I think the explicit eval is done via the program (all threads running) while the implicit is with all threads stopped in the debugger. When you call po
it will only start the target thread.
Here's a simple, reproducible example that I came up with by modifying Tutorial in mlx-swift-examples by just adding an array initialization with
MLXRandom.normal
. Setting breakpoint after and doing apo
on it will result in LLDB hanging.
Yeah, I can repro just by putting a breakpoint after:
// pointwise add x and y
let z = x + y
and po z
or po y
. I am able to po x
-- it has been evaluated already.
Looking at the help for expr
and dwim-print
(the command behind po), I think we want this option:
-a <boolean> ( --all-threads <boolean> )
Should we run all threads if the execution doesn't complete on one
thread.
So:
dwim-print -O -a true -- x
works as expected, but:
dwim-print -O -a true -- y
sadly still hangs.

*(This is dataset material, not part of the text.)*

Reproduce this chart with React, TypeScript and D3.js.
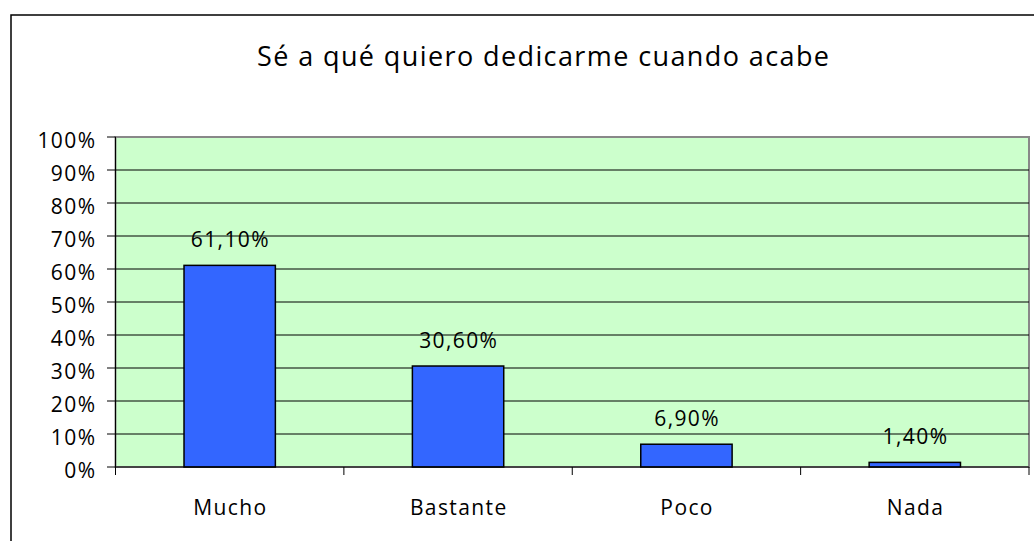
import React from "react";
import * as d3 from "d3";

const categories = ["Mucho", "Bastante", "Poco", "Nada"];
const values = [61.1, 30.6, 6.9, 1.4];
const valueLabels = ["61,10%", "30,60%", "6,90%", "1,40%"];
const yTicks = [0, 10, 20, 30, 40, 50, 60, 70, 80, 90, 100];
const title = "Sé a qué quiero dedicarme cuando acabe";

const W = 1034;
const H = 541;
const plot = { left: 115.5, right: 1029, top: 137, bottom: 467 };
const FONT = "'Open Sans', 'Noto Sans', sans-serif";
const LS = 1.4;

export default function App() {
  const x = d3
    .scaleBand<string>()
    .domain(categories)
    .range([plot.left, plot.right])
    .paddingInner(0.6)
    .paddingOuter(0.3);
  const band = d3.scaleBand<string>().domain(categories).range([plot.left, plot.right]);
  const y = d3.scaleLinear().domain([0, 100]).range([plot.bottom, plot.top]);

  const boundaries = [plot.left, ...categories.map((c) => (band(c) as number) + band.bandwidth())];

  return (
    <svg
      width={W}
      height={H}
      style={{ position: "absolute", left: 0, top: 0, background: "#fff" }}
      fontFamily={FONT}
    >
      <rect x={11} y={15} width={W + 20} height={H + 20} fill="#fff" stroke="#000" strokeWidth={1.5} />
      <text x={543} dx={LS / 2} y={66} textAnchor="middle" fontSize={27} letterSpacing={LS} fill="#000">
        {title}
      </text>
      {/* plot area */}
      <rect
        x={plot.left}
        y={plot.top}
        width={plot.right - plot.left}
        height={plot.bottom - plot.top}
        fill="#CCFFCC"
        stroke="#888"
        strokeWidth={2}
      />
      {/* gridlines */}
      {yTicks.slice(1, -1).map((t) => (
        <line key={t} x1={plot.left} x2={plot.right} y1={y(t)} y2={y(t)} stroke="#000" strokeWidth={1} />
      ))}
      {/* y axis */}
      <line x1={plot.left} x2={plot.left} y1={plot.top} y2={plot.bottom} stroke="#000" strokeWidth={1} />
      {yTicks.map((t) => (
        <g key={t}>
          <line x1={107} x2={plot.left} y1={y(t)} y2={y(t)} stroke="#000" strokeWidth={1} />
          <text
            x={95 + LS}
            y={y(t) + 10.5}
            textAnchor="end"
            fontSize={21}
            letterSpacing={LS}
            fill="#000"
          >
            {t}%
          </text>
        </g>
      ))}
      {/* bars */}
      {categories.map((c, i) => (
        <g key={c}>
          <rect
            x={x(c)}
            y={y(values[i])}
            width={x.bandwidth()}
            height={plot.bottom - y(values[i])}
            fill="#3366FF"
            stroke="#000"
            strokeWidth={1.5}
          />
          <text
            x={(x(c) as number) + x.bandwidth() / 2 + LS / 2}
            y={y(values[i]) - 18}
            textAnchor="middle"
            fontSize={21}
            letterSpacing={LS}
            fill="#000"
          >
            {valueLabels[i]}
          </text>
          <text
            x={(band(c) as number) + band.bandwidth() / 2 + LS / 2}
            y={515}
            textAnchor="middle"
            fontSize={21}
            letterSpacing={LS}
            fill="#000"
          >
            {c}
          </text>
        </g>
      ))}
      {/* x axis */}
      <line x1={plot.left} x2={plot.right} y1={plot.bottom} y2={plot.bottom} stroke="#000" strokeWidth={1} />
      {boundaries.map((b, i) => (
        <line key={i} x1={b} x2={b} y1={plot.bottom} y2={plot.bottom + 8} stroke="#000" strokeWidth={1} />
      ))}
    </svg>
  );
}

This seems like the right direction (and the documentation on -a
seems to describe the issue).
Interesting that doing a expr eval(y)
also results in a hang. Not sure what to make of that.
They are doing the same thing (roughly) under the hood. po x
is expr x.description
with some added formatting. So expr eval(y)
is going to explicitly call eval but it will hang in the same way that po y
will hang
I am using LLDB to debug some model code that I have written in mlx-swift. Unless I do an explicit eval() or print() before doing a po on the object in question, LLDB will hang. Is this behavior expected with lazy evaluation?